Covidien and VNUS Medical Technologies, Inc. today announced that Covidien has reached a definitive agreement to acquire VNUS, a developer of medical devices for minimally invasive treatment of venous reflux disease.
VNUS had 2008 revenues of $101 million and is based in San Jose, CA. The Boards of Directors of both companies have unanimously approved the transaction, pursuant to which a wholly owned subsidiary of Covidien will pay $29.00 in cash per VNUS share for a total of approximately $440 million, net of cash acquired.

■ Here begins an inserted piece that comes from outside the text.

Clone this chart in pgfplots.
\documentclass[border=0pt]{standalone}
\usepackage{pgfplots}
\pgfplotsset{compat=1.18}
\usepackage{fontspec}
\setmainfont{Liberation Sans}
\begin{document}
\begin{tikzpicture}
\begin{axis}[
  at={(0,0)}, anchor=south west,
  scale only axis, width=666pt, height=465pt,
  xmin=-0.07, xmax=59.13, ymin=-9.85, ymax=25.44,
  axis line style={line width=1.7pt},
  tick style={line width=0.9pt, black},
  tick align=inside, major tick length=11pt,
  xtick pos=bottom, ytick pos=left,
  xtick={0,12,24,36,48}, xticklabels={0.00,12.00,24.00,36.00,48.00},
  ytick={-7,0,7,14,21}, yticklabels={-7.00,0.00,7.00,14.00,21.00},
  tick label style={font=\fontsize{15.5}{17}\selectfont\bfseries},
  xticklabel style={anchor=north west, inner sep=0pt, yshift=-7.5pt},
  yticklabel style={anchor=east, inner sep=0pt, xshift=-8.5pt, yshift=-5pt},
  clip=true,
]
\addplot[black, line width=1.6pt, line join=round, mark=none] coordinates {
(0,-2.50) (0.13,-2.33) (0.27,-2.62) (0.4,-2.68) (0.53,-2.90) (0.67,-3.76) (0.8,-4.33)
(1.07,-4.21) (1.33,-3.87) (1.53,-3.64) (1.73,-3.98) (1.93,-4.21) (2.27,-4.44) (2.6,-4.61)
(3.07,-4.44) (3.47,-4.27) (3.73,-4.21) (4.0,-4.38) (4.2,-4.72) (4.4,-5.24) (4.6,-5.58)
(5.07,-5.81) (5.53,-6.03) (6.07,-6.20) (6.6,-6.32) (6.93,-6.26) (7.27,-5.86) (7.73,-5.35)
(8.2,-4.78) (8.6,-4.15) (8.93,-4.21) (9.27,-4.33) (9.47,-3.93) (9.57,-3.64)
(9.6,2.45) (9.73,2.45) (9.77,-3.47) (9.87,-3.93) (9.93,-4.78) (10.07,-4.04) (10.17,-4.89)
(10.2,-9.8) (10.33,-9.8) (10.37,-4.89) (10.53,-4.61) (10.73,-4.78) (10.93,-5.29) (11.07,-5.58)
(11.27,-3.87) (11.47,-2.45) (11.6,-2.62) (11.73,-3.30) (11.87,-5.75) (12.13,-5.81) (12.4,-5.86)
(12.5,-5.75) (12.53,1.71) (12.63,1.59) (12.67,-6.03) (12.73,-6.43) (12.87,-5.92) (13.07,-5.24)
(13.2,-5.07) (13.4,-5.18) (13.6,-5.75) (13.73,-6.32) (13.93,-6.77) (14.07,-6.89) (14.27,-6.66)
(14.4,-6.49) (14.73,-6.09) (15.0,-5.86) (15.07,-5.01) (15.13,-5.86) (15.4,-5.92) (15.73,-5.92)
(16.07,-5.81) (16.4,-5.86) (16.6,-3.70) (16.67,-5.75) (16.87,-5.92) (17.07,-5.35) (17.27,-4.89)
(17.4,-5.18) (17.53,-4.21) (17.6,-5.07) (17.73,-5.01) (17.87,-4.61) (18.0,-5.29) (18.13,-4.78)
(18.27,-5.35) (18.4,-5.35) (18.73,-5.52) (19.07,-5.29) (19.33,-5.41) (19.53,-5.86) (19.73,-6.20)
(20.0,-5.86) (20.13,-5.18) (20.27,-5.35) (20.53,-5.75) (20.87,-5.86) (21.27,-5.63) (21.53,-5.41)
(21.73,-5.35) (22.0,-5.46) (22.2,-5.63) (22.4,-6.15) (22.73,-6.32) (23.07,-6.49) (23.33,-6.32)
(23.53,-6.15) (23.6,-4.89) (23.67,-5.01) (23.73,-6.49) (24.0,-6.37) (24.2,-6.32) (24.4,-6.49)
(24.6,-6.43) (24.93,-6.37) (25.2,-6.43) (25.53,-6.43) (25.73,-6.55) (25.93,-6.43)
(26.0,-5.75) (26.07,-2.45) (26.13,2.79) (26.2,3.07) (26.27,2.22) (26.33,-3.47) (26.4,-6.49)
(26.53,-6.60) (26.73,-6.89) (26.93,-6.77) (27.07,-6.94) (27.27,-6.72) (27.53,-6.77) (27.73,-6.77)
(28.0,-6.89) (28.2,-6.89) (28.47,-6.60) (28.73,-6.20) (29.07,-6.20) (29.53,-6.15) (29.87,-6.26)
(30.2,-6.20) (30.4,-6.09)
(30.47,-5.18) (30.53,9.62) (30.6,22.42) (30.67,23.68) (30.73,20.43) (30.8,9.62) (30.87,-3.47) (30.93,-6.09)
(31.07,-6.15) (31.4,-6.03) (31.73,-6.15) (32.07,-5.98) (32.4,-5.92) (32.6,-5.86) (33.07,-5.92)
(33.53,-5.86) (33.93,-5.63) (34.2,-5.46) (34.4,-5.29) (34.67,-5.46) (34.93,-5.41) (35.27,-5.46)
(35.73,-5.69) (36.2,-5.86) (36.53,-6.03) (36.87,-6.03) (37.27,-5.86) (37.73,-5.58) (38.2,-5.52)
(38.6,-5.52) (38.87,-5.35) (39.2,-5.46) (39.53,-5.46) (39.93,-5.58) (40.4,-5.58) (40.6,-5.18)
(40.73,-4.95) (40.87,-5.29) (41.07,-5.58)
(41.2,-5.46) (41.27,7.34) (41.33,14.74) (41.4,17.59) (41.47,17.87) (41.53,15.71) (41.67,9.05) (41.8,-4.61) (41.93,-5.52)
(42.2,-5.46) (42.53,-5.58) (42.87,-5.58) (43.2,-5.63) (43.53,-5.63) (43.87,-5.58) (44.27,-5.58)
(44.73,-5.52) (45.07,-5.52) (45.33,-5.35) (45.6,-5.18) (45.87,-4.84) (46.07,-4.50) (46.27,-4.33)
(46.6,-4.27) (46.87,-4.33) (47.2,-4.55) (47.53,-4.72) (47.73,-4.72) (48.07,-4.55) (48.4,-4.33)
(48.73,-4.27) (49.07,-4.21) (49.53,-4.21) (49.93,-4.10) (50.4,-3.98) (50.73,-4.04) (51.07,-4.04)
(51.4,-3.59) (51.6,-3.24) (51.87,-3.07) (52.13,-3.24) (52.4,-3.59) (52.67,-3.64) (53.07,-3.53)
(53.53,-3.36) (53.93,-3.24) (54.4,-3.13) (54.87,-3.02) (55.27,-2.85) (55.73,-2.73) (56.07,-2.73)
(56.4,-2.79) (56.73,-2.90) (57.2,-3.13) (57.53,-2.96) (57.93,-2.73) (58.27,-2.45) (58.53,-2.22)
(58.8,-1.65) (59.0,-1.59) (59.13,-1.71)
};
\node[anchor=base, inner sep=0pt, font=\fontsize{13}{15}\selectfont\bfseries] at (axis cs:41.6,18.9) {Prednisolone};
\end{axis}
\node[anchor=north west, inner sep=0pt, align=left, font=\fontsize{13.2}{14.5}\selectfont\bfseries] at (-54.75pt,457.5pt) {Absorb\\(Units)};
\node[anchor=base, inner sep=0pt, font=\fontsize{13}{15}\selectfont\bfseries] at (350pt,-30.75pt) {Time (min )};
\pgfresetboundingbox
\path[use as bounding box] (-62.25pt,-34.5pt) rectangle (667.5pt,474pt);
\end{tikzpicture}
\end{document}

The transaction, which will take the form of an all cash tender offer followed by a second-step merger, is subject to customary closing conditions, including receipt of certain regulatory approvals, and is expected to be completed by June 30, 2009.
Venous reflux disease is an underlying cause of varicose veins that can result in symptoms including leg pain, swelling, fatigue and skin ulcers. VNUS’s proprietary products include the VNUS Closure® system, which employs a disposable radiofrequency catheter that controllably heats and closes diseased veins. In a randomized clinical trial, the system was proven to be as effective as vein stripping, an open surgical procedure that has been the historical standard for treatment for venous reflux disease, but with fewer side effects and faster recovery.

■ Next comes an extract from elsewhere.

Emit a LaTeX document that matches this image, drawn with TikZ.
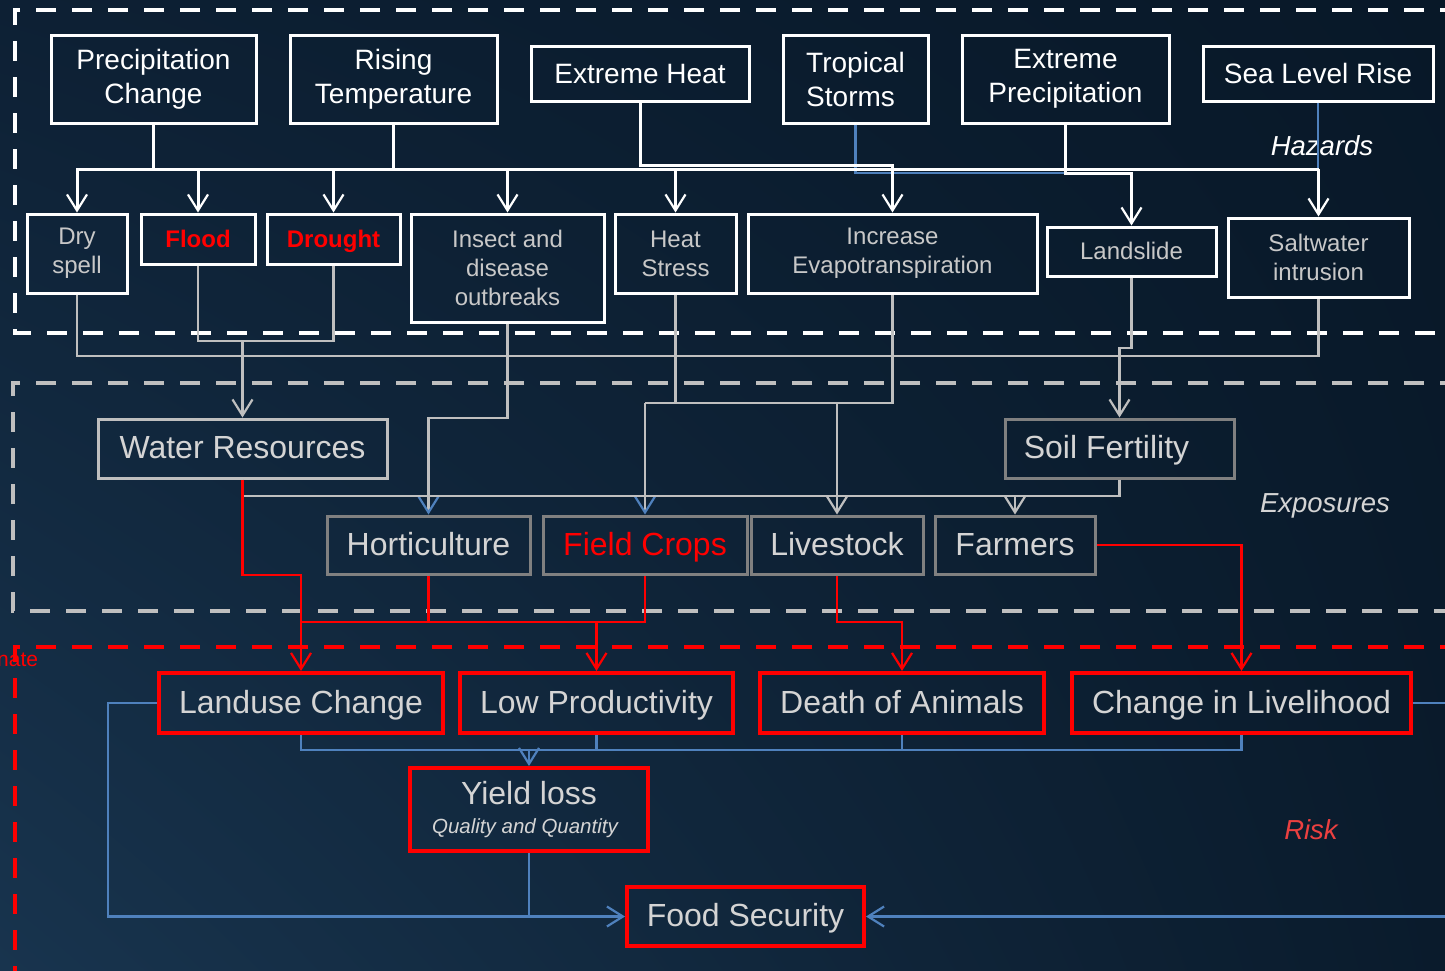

“The acquisition of VNUS will allow Covidien to expand its presence in the vascular market and is in line with our strategy of becoming a leading partner with vascular surgeons and interventional radiologists,” said Joe Almeida, President, Medical Devices, Covidien. “The VNUS product line will be an important addition to our innovative portfolio of vascular intervention products.”
“By joining Covidien, VNUS gains access to extended global resources to further drive the growth of VNUS products around the world,” said Brian Farley, President and Chief Executive Officer, VNUS. “To date, approximately 500,000 patients suffering from painful varicose veins and venous reflux have been treated with the VNUS Closure catheter, and we look forward to seeing this transaction facilitate expanding the access to this beneficial therapy for many more patients.”
Assuming a second calendar quarter closing, Covidien expects this transaction to dilute fiscal 2009 GAAP earnings per share, primarily due to a one-time charge for in-process research and development (IPR&D). On a non-GAAP basis, excluding IPR&D, the transaction is expected to be slightly dilutive to 2009 earnings per share; however, the underlying strength of Covidien’s existing businesses is expected to offset this dilution. As a result, Covidien does not anticipate this transaction will have a material impact on its fiscal 2009 sales or operating margin outlook.
Once the transaction has been completed, Covidien will report the VNUS business as part of its Vascular product line in the Medical Devices segment.